DATA:
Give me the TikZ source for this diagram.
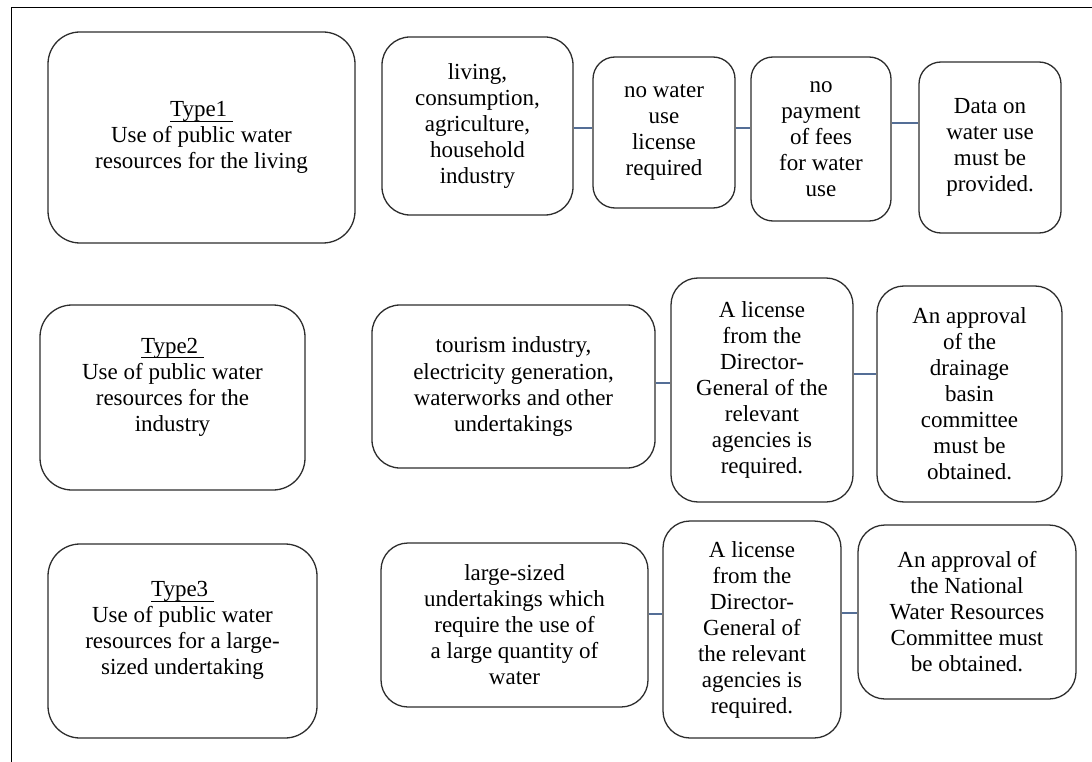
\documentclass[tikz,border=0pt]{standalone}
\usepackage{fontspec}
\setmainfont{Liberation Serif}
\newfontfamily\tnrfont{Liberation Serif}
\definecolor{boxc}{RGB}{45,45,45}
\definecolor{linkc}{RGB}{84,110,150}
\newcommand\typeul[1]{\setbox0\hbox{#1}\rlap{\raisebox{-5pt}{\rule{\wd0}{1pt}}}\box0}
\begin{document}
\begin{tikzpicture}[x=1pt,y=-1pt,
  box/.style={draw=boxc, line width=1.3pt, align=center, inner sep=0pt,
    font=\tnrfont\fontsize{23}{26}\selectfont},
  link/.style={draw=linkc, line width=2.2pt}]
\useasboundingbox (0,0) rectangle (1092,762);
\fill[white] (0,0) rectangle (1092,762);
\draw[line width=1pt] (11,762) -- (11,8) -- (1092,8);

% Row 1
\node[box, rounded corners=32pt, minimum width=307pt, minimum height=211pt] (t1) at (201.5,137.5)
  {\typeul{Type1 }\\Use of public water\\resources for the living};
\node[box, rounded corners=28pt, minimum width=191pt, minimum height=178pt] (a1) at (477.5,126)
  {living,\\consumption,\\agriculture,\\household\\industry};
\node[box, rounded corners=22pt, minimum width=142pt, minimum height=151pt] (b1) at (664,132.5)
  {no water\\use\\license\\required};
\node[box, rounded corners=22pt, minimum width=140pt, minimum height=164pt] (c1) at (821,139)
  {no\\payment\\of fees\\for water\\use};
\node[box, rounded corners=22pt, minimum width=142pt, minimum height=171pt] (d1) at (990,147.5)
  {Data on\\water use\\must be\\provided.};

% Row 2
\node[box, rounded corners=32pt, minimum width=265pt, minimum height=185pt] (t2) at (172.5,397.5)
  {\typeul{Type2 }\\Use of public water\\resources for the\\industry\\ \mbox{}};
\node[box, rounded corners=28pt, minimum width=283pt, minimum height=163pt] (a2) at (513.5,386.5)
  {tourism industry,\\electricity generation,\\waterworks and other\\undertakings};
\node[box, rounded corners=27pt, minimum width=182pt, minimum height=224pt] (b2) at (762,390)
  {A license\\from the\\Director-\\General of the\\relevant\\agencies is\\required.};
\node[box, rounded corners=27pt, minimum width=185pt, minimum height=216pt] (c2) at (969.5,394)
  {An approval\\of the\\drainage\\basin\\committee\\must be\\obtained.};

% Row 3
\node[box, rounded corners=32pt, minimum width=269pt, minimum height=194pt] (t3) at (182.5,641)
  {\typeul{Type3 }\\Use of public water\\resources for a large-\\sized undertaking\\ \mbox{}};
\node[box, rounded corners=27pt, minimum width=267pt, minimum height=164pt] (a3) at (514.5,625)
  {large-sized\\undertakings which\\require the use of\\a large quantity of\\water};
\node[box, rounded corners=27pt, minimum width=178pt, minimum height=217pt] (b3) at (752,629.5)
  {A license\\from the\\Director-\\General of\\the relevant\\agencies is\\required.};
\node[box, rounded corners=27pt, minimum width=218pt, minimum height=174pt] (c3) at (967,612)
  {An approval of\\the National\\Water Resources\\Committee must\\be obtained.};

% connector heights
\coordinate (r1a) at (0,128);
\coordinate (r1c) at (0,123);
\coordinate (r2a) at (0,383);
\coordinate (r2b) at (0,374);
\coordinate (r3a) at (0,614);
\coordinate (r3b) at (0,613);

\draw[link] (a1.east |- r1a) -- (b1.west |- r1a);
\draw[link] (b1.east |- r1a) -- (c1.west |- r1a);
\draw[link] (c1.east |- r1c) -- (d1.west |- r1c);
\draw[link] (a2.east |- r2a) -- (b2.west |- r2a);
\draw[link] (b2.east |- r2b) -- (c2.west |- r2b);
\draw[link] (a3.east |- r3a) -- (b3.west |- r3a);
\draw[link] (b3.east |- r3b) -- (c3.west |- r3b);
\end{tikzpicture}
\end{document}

TO DO: Only lines belong in the copy: transcribe those from the start of the data through the line that contains "(11,8) -- (1092,8);", and skip the pictures.

TASK SOLUTION:
Give me the TikZ source for this diagram.
\documentclass[tikz,border=0pt]{standalone}
\usepackage{fontspec}
\setmainfont{Liberation Serif}
\newfontfamily\tnrfont{Liberation Serif}
\definecolor{boxc}{RGB}{45,45,45}
\definecolor{linkc}{RGB}{84,110,150}
\newcommand\typeul[1]{\setbox0\hbox{#1}\rlap{\raisebox{-5pt}{\rule{\wd0}{1pt}}}\box0}
\begin{document}
\begin{tikzpicture}[x=1pt,y=-1pt,
  box/.style={draw=boxc, line width=1.3pt, align=center, inner sep=0pt,
    font=\tnrfont\fontsize{23}{26}\selectfont},
  link/.style={draw=linkc, line width=2.2pt}]
\useasboundingbox (0,0) rectangle (1092,762);
\fill[white] (0,0) rectangle (1092,762);
\draw[line width=1pt] (11,762) -- (11,8) -- (1092,8);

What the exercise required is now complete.